---- GIVEN MATERIAL

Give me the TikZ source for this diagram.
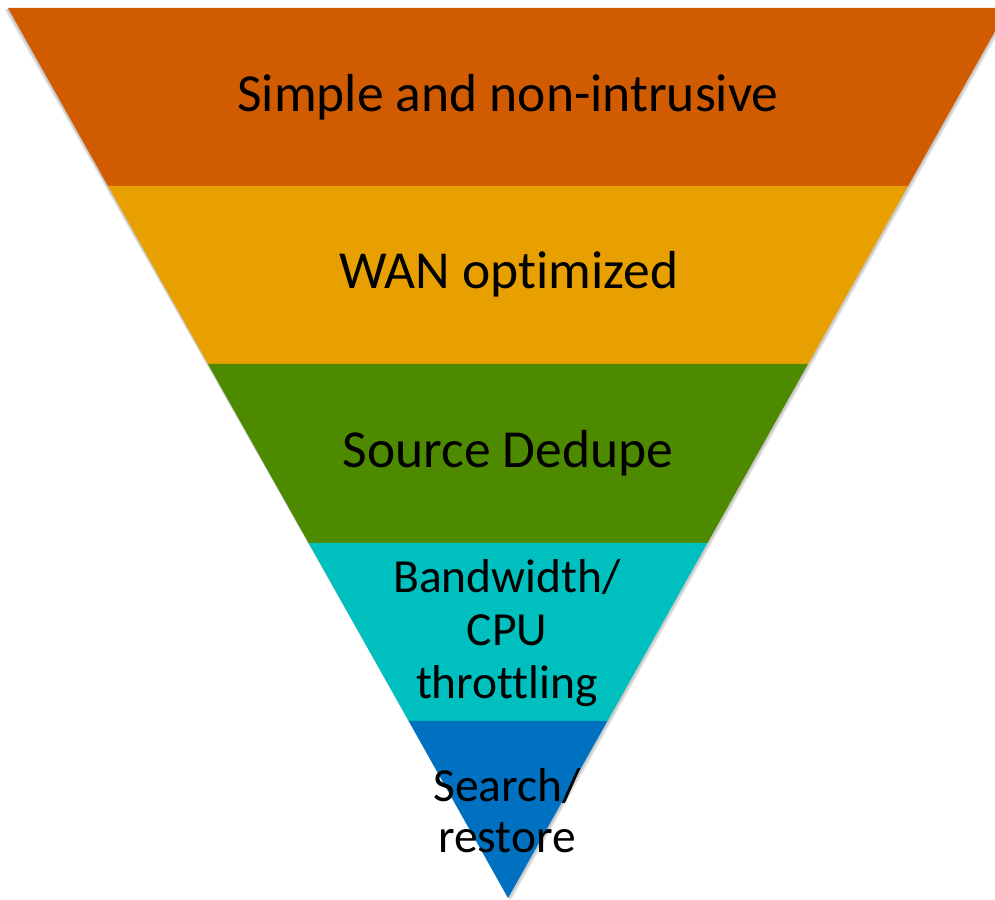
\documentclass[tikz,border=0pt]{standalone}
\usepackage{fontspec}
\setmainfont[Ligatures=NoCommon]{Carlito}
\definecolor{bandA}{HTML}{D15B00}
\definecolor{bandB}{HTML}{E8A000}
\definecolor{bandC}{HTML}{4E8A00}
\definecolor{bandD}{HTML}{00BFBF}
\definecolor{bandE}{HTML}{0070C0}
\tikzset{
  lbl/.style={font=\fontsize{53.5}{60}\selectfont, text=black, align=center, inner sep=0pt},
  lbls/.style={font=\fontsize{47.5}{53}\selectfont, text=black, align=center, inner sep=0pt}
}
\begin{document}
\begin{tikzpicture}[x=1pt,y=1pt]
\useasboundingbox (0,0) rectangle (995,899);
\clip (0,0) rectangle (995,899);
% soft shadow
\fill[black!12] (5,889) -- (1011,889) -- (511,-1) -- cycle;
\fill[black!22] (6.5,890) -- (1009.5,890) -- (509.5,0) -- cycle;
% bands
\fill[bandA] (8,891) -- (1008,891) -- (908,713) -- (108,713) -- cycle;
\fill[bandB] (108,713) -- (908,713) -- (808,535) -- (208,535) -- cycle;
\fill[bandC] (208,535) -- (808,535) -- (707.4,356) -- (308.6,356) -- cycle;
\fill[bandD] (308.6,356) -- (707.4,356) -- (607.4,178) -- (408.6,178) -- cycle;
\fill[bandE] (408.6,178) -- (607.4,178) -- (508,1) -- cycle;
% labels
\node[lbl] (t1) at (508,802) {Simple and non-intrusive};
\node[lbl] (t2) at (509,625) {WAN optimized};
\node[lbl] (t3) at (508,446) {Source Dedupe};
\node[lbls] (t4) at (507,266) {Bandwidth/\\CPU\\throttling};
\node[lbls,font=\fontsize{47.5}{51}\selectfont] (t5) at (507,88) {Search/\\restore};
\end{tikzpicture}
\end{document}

--------

▸ **THE EXERCISE**
Set down the material exactly, every line of it, except for the pictures.

▸ **TASK OUTPUT**
Give me the TikZ source for this diagram.
\documentclass[tikz,border=0pt]{standalone}
\usepackage{fontspec}
\setmainfont[Ligatures=NoCommon]{Carlito}
\definecolor{bandA}{HTML}{D15B00}
\definecolor{bandB}{HTML}{E8A000}
\definecolor{bandC}{HTML}{4E8A00}
\definecolor{bandD}{HTML}{00BFBF}
\definecolor{bandE}{HTML}{0070C0}
\tikzset{
  lbl/.style={font=\fontsize{53.5}{60}\selectfont, text=black, align=center, inner sep=0pt},
  lbls/.style={font=\fontsize{47.5}{53}\selectfont, text=black, align=center, inner sep=0pt}
}
\begin{document}
\begin{tikzpicture}[x=1pt,y=1pt]
\useasboundingbox (0,0) rectangle (995,899);
\clip (0,0) rectangle (995,899);
% soft shadow
\fill[black!12] (5,889) -- (1011,889) -- (511,-1) -- cycle;
\fill[black!22] (6.5,890) -- (1009.5,890) -- (509.5,0) -- cycle;
% bands
\fill[bandA] (8,891) -- (1008,891) -- (908,713) -- (108,713) -- cycle;
\fill[bandB] (108,713) -- (908,713) -- (808,535) -- (208,535) -- cycle;
\fill[bandC] (208,535) -- (808,535) -- (707.4,356) -- (308.6,356) -- cycle;
\fill[bandD] (308.6,356) -- (707.4,356) -- (607.4,178) -- (408.6,178) -- cycle;
\fill[bandE] (408.6,178) -- (607.4,178) -- (508,1) -- cycle;
% labels
\node[lbl] (t1) at (508,802) {Simple and non-intrusive};
\node[lbl] (t2) at (509,625) {WAN optimized};
\node[lbl] (t3) at (508,446) {Source Dedupe};
\node[lbls] (t4) at (507,266) {Bandwidth/\\CPU\\throttling};
\node[lbls,font=\fontsize{47.5}{51}\selectfont] (t5) at (507,88) {Search/\\restore};
\end{tikzpicture}
\end{document}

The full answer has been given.